╔══
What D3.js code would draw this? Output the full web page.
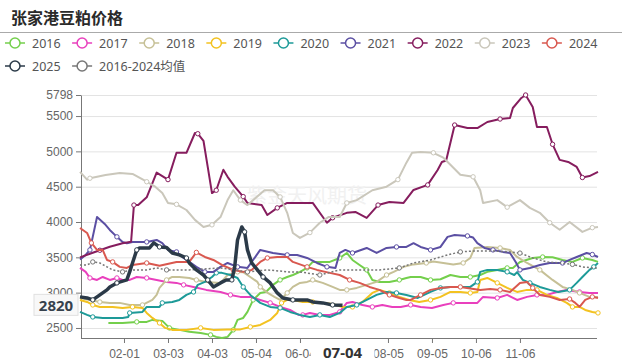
<!DOCTYPE html>
<html>
<head>
<meta charset="utf-8">
<script src="https://cdn.jsdelivr.net/npm/d3@7"></script>
<style>
  body { margin: 0; background: #fff; }
  svg { display: block; font-family: "Noto Sans", "Noto Sans CJK SC", sans-serif; }
</style>
</head>
<body>
<svg id="chart" width="633" height="363"></svg>
<script>
// [day index into the MM-DD category list, price]
const s2016 = [[20,2571],[30,2571],[40,2586],[47,2586],[51,2614],[58,2600],[63,2501],[70,2473],[77,2445],[85,2430],[92,2402],[96,2374],[100,2358],[104,2374],[108,2473],[111,2614],[115,2642],[118,2727],[122,2897],[127,2996],[131,3010],[136,3110],[141,3180],[146,3222],[150,3250],[155,3294],[160,3350],[164,3435],[169,3435],[176,3435],[183,3491],[188,3562],[192,3463],[197,3392],[202,3322],[206,3180],[211,3152],[218,3152],[225,3180],[230,3208],[233,3222],[240,3222],[247,3180],[254,3190],[261,3250],[268,3222],[275,3222],[282,3250],[287,3294],[294,3322],[301,3350],[305,3350],[310,3435],[319,3491],[326,3505],[333,3500],[340,3463],[347,3435],[354,3491],[361,3463],[365,3435]];
const s2017 = [[0,3350],[4,3294],[7,3208],[12,3180],[16,3222],[21,3180],[26,3208],[30,3180],[35,3180],[40,3222],[47,3208],[54,3180],[61,3152],[68,3138],[73,3110],[80,3081],[89,3039],[99,3010],[106,2968],[113,2940],[120,2940],[127,2897],[134,2855],[141,2798],[148,2755],[154,2685],[157,2685],[162,2713],[169,2685],[176,2685],[183,2727],[188,2855],[192,2868],[199,2826],[206,2798],[213,2826],[220,2798],[226,2798],[233,2826],[240,2798],[248,2784],[256,2826],[263,2855],[273,2855],[280,2855],[284,2940],[294,2925],[301,2968],[308,2897],[315,2940],[322,2968],[329,2968],[336,3010],[343,3039],[352,3010],[359,2996],[365,2996]];
const s2018 = [[0,2925],[7,2897],[14,2868],[21,2855],[28,2855],[35,2826],[44,2826],[51,2897],[54,2968],[56,3067],[61,3180],[65,3222],[70,3222],[77,3208],[82,3180],[89,3152],[99,3138],[104,3250],[111,3294],[115,3290],[120,3222],[125,3152],[127,3081],[132,3000],[137,2940],[141,2897],[146,2996],[150,3081],[155,3138],[160,3152],[164,3180],[171,3138],[178,3081],[183,3039],[188,3039],[195,3067],[202,3110],[209,3152],[216,3250],[221,3294],[228,3365],[235,3400],[244,3420],[249,3440],[256,3420],[263,3400],[270,3420],[275,3491],[278,3633],[287,3647],[296,3633],[303,3605],[308,3505],[315,3420],[324,3322],[333,3180],[340,3081],[347,3039],[352,2996],[359,2940],[365,2940]];
const s2019 = [[0,2897],[5,2868],[9,2826],[14,2798],[23,2798],[30,2784],[37,2798],[44,2784],[47,2713],[51,2642],[56,2571],[60,2501],[65,2473],[75,2473],[85,2501],[94,2473],[104,2480],[113,2480],[120,2515],[127,2543],[134,2614],[139,2713],[142,2855],[146,2897],[150,2897],[157,2868],[164,2868],[171,2855],[178,2840],[185,2798],[192,2798],[199,2868],[206,2996],[211,3039],[218,2996],[225,2940],[232,2897],[239,2868],[247,2897],[254,2940],[261,3010],[268,3010],[275,2996],[280,3010],[282,3180],[287,3208],[294,3138],[301,3067],[308,3010],[315,3039],[322,3039],[329,2968],[336,2925],[343,2855],[347,2798],[352,2798],[356,2755],[361,2727],[365,2713]];
const s2020 = [[0,2727],[5,2685],[9,2656],[16,2642],[30,2642],[34,2656],[35,2713],[44,2727],[47,2798],[56,2798],[58,2855],[65,2868],[70,2897],[75,2968],[80,3010],[83,3110],[88,3152],[93,3222],[96,3280],[100,3280],[106,3250],[111,3208],[115,3081],[120,2968],[127,2855],[134,2798],[141,2784],[148,2727],[155,2685],[162,2656],[169,2685],[176,2656],[183,2713],[188,2798],[195,2826],[202,2897],[209,2968],[216,3010],[223,2996],[230,2968],[238,2925],[247,3010],[254,3067],[261,3081],[268,3081],[275,3081],[280,3152],[282,3294],[287,3322],[294,3322],[301,3294],[306,3250],[308,3290],[312,3180],[317,3138],[324,3081],[331,3039],[337,3010],[345,3039],[350,3138],[354,3222],[359,3322],[362,3365],[365,3420]];
const s2021 = [[0,3470],[4,3534],[7,3605],[12,4072],[18,3960],[21,3888],[26,3790],[30,3718],[33,3700],[37,3718],[47,3718],[54,3746],[58,3700],[62,3605],[68,3577],[73,3491],[77,3435],[82,3365],[88,3294],[94,3294],[99,3365],[104,3420],[111,3365],[118,3350],[127,3605],[136,3562],[146,3534],[153,3534],[160,3491],[167,3420],[174,3365],[180,3350],[183,3562],[187,3605],[192,3562],[202,3633],[209,3562],[216,3633],[223,3647],[230,3647],[235,3700],[240,3647],[247,3605],[254,3647],[259,3790],[264,3817],[273,3803],[277,3780],[280,3700],[285,3633],[291,3605],[298,3577],[303,3562],[307,3435],[310,3322],[317,3350],[324,3392],[331,3420],[340,3420],[345,3463],[350,3505],[357,3562],[361,3540],[365,3505]];
const s2022 = [[0,3500],[7,3550],[14,3600],[21,3650],[30,3700],[36,3720],[38,4240],[41,4240],[47,4350],[54,4700],[62,4600],[68,4980],[75,4980],[81,5260],[83,5250],[87,5150],[90,4780],[93,4410],[96,4450],[101,4740],[104,4640],[109,4500],[115,4360],[118,4270],[128,4240],[132,4100],[139,4200],[146,4270],[164,4270],[174,3990],[178,4060],[188,4130],[194,4143],[202,4058],[210,4240],[218,4284],[228,4270],[235,4454],[245,4525],[252,4737],[255,4850],[258,4870],[264,5373],[273,5330],[280,5330],[287,5416],[296,5458],[303,5473],[305,5614],[311,5756],[314,5798],[319,5628],[322,5345],[329,5345],[333,5100],[338,4880],[344,4850],[350,4780],[354,4630],[359,4650],[365,4710]];
const s2023 = [[0,4710],[5,4600],[7,4620],[18,4665],[28,4695],[37,4680],[47,4570],[53,4500],[58,4410],[62,4270],[68,4250],[75,4170],[81,4030],[87,3930],[93,3960],[99,4070],[104,4310],[108,4450],[113,4310],[118,4240],[130,4450],[136,4450],[141,4355],[146,4130],[150,3845],[155,3775],[162,3850],[169,3990],[175,4070],[183,4070],[188,4270],[195,4310],[206,4450],[216,4500],[224,4600],[230,4840],[234,4980],[240,4990],[249,4980],[256,4910],[261,4810],[268,4670],[277,4640],[282,4450],[284,4270],[294,4310],[301,4210],[310,4310],[317,4200],[324,4130],[331,3990],[338,3890],[345,4000],[354,3860],[361,3920],[365,3930]];
const s2024 = [[0,3916],[5,3845],[8,3704],[12,3605],[16,3605],[19,3463],[23,3435],[28,3365],[33,3350],[37,3392],[47,3420],[56,3380],[68,3435],[77,3435],[82,3570],[88,3505],[94,3463],[100,3392],[108,3322],[115,3294],[121,3322],[127,3435],[132,3491],[139,3505],[146,3505],[150,3435],[160,3365],[167,3322],[176,3280],[183,3250],[190,3180],[197,3138],[204,3081],[211,3039],[218,2968],[225,2925],[230,2897],[233,2897],[240,2968],[247,3039],[254,3067],[261,3081],[268,3081],[275,3060],[282,3039],[289,3050],[296,3039],[303,3010],[310,3138],[315,3152],[319,3067],[324,2968],[331,2940],[338,2897],[345,2910],[349,2855],[352,2800],[356,2897],[361,2940],[365,2925]];
const s2025 = [[0,2940],[5,2925],[9,2897],[14,2968],[19,3039],[21,3081],[26,3138],[33,3180],[35,3294],[37,3420],[40,3605],[42,3633],[49,3633],[52,3704],[56,3647],[61,3640],[65,3562],[70,3534],[75,3491],[77,3420],[82,3322],[87,3250],[90,3180],[94,3081],[99,3138],[103,3180],[107,3180],[109,3365],[111,3746],[114,3930],[116,3860],[118,3605],[121,3420],[125,3322],[129,3222],[134,3138],[139,2996],[143,2925],[150,2897],[160,2897],[164,2868],[171,2855],[178,2826],[185,2820]];
const sMean = [[0,3392],[5,3392],[9,3435],[14,3420],[19,3365],[23,3322],[30,3294],[37,3322],[47,3322],[54,3350],[61,3322],[68,3322],[77,3322],[99,3350],[118,3294],[132,3322],[147,3294],[155,3294],[169,3250],[183,3322],[197,3322],[211,3322],[225,3350],[235,3420],[247,3463],[259,3534],[268,3577],[278,3590],[291,3590],[303,3577],[310,3560],[319,3491],[329,3435],[338,3420],[347,3400],[354,3365],[361,3350],[365,3350]];

const yTicks = [2500, 3000, 3500, 4000, 4500, 5000, 5500, 5798];
const xTickLabels = ["02-01", "03-03", "04-03", "05-04", "06-04", "08-05", "09-05", "10-06", "11-06"];
const pointerDate = "07-04";
const pointerValue = 2820;

const series = [
  { name: "2016", color: "#74cf4c", data: s2016 },
  { name: "2017", color: "#e940bd", data: s2017 },
  { name: "2018", color: "#c6c096", data: s2018 },
  { name: "2019", color: "#f3c220", data: s2019 },
  { name: "2020", color: "#1d9a98", data: s2020 },
  { name: "2021", color: "#5b4fa3", data: s2021 },
  { name: "2022", color: "#861d5e", data: s2022 },
  { name: "2023", color: "#cac7bb", data: s2023 },
  { name: "2024", color: "#d9584f", data: s2024 },
  { name: "2025", color: "#2b3a48", data: s2025, width: 3.5 },
  { name: "2016-2024均值", color: "#777", data: sMean, dash: "2,2", width: 1.5 },
];

const svg = d3.select("#chart");
const plotLeft = 81, plotRight = 597, plotTop = 95, plotBottom = 338;

// leap-year list of MM-DD categories
const days = d3.timeDay.range(new Date(2024, 0, 1), new Date(2025, 0, 1)).map(d3.timeFormat("%m-%d"));

const x = d3.scalePoint().domain(days).range([80, 598]);
const allVals = series.flatMap((s) => s.data.map((d) => d[1]));
const y = d3.scaleLinear().domain(d3.extent(allVals)).range([plotBottom, plotTop]);

// title
svg.append("text").attr("x", 11).attr("y", 24)
  .attr("font-family", "'Noto Sans CJK SC', sans-serif")
  .attr("font-size", 16).attr("font-weight", "bold").attr("fill", "#2a2a2a")
  .text("张家港豆粕价格");
svg.append("line").attr("x1", 0).attr("x2", 622).attr("y1", 32.5).attr("y2", 32.5)
  .attr("stroke", "#aaa");

// legend
const legendRows = [series.slice(0, 9), series.slice(9)];
legendRows.forEach((row, r) => {
  let cursor = 5;
  const yy = 43 + r * 23;
  row.forEach((s) => {
    const g = svg.append("g");
    g.append("line").attr("x1", cursor).attr("x2", cursor + 20).attr("y1", yy).attr("y2", yy)
      .attr("stroke", s.color).attr("stroke-width", 1.5);
    g.append("circle").attr("cx", cursor + 10).attr("cy", yy).attr("r", 5)
      .attr("fill", "#fff").attr("stroke", s.color).attr("stroke-width", 1.5);
    const t = g.append("text").attr("x", cursor + 27).attr("y", yy + 4.5)
      .attr("font-size", 12.5).attr("fill", "#555").text(s.name);
    cursor += 27 + t.node().getComputedTextLength() + 11.5;
  });
});

// grid
svg.append("g").attr("transform", `translate(${plotLeft},0)`)
  .call(d3.axisLeft(y).tickValues(yTicks).tickSize(-(plotRight - plotLeft)).tickFormat(""))
  .call((g) => g.select(".domain").remove())
  .call((g) => g.selectAll("line").attr("stroke", "#e3e3e3"));

// watermark
svg.append("text").attr("x", 247).attr("y", 203)
  .attr("font-family", "'Noto Sans CJK SC', sans-serif")
  .attr("font-size", 20).attr("fill", "#f1f1f1").text("紫金天风期货");

// y axis
svg.append("g").attr("transform", `translate(${plotLeft},0)`)
  .call(d3.axisLeft(y).tickValues(yTicks).tickFormat(d3.format("d")).tickSize(5).tickSizeOuter(0))
  .call((g) => g.selectAll("line, path").attr("stroke", "#777"))
  .call((g) => g.selectAll("text").attr("fill", "#666").attr("font-size", 12));

// x axis
svg.append("g").attr("transform", `translate(0,${plotBottom})`)
  .call(d3.axisBottom(x).tickValues(xTickLabels).tickSize(5).tickSizeOuter(0).tickPadding(6))
  .call((g) => g.select(".domain").attr("d", `M${plotLeft},0.5H${plotRight}`))
  .call((g) => g.selectAll("line, path").attr("stroke", "#777"))
  .call((g) => g.selectAll("text").attr("fill", "#666").attr("font-size", 12));

// lines
const line = d3.line().x((d) => x(days[d[0]])).y((d) => y(d[1]));
const order = [0, 1, 2, 3, 4, 5, 6, 7, 8, 10, 9];
order.forEach((k) => {
  const s = series[k];
  svg.append("path").datum(s.data).attr("d", line)
    .attr("fill", "none").attr("stroke", s.color)
    .attr("stroke-width", s.width || 2).attr("stroke-linejoin", "round")
    .attr("stroke-dasharray", s.dash || null);
  svg.append("g").selectAll("circle")
    .data(s.data.filter((d, i) => i % 4 === 2))
    .join("circle")
    .attr("cx", (d) => x(days[d[0]])).attr("cy", (d) => y(d[1])).attr("r", 2.2)
    .attr("fill", "#fff").attr("stroke", s.color).attr("stroke-width", 1);
});

// axis pointer labels
const px = x(pointerDate);
svg.append("rect").attr("x", px - 32).attr("y", plotBottom + 3).attr("width", 64).attr("height", 22)
  .attr("fill", "#fff");
svg.append("text").attr("x", px).attr("y", plotBottom + 20).attr("text-anchor", "middle")
  .attr("font-size", 15).attr("font-weight", "bold").attr("fill", "#333").text(pointerDate);

const py = y(pointerValue);
svg.append("rect").attr("x", 34).attr("y", py - 11).attr("width", 44).attr("height", 21)
  .attr("fill", "#f8f8f8").attr("stroke", "#e0e0e0");
svg.append("text").attr("x", 56).attr("y", py + 5.5).attr("text-anchor", "middle")
  .attr("font-size", 15).attr("font-weight", "bold").attr("fill", "#36414c").text(pointerValue);
</script>
</body>
</html>
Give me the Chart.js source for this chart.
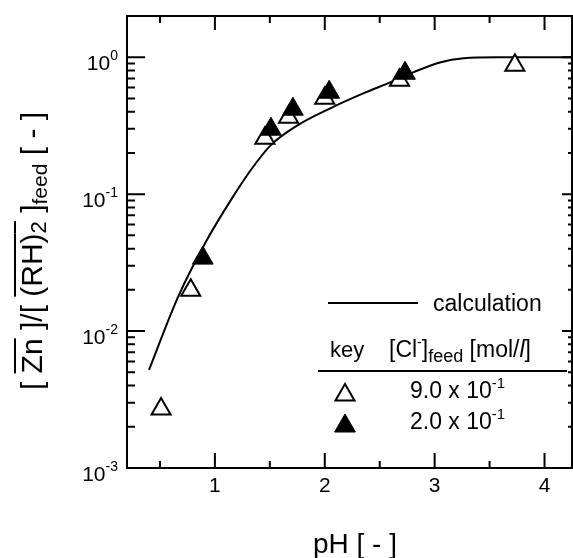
╚══
● GOAL
Tally the lines in these entries that have the string "chart" in them, then answer with the count and nothing else.

● RESULT OF THE EXERCISE
3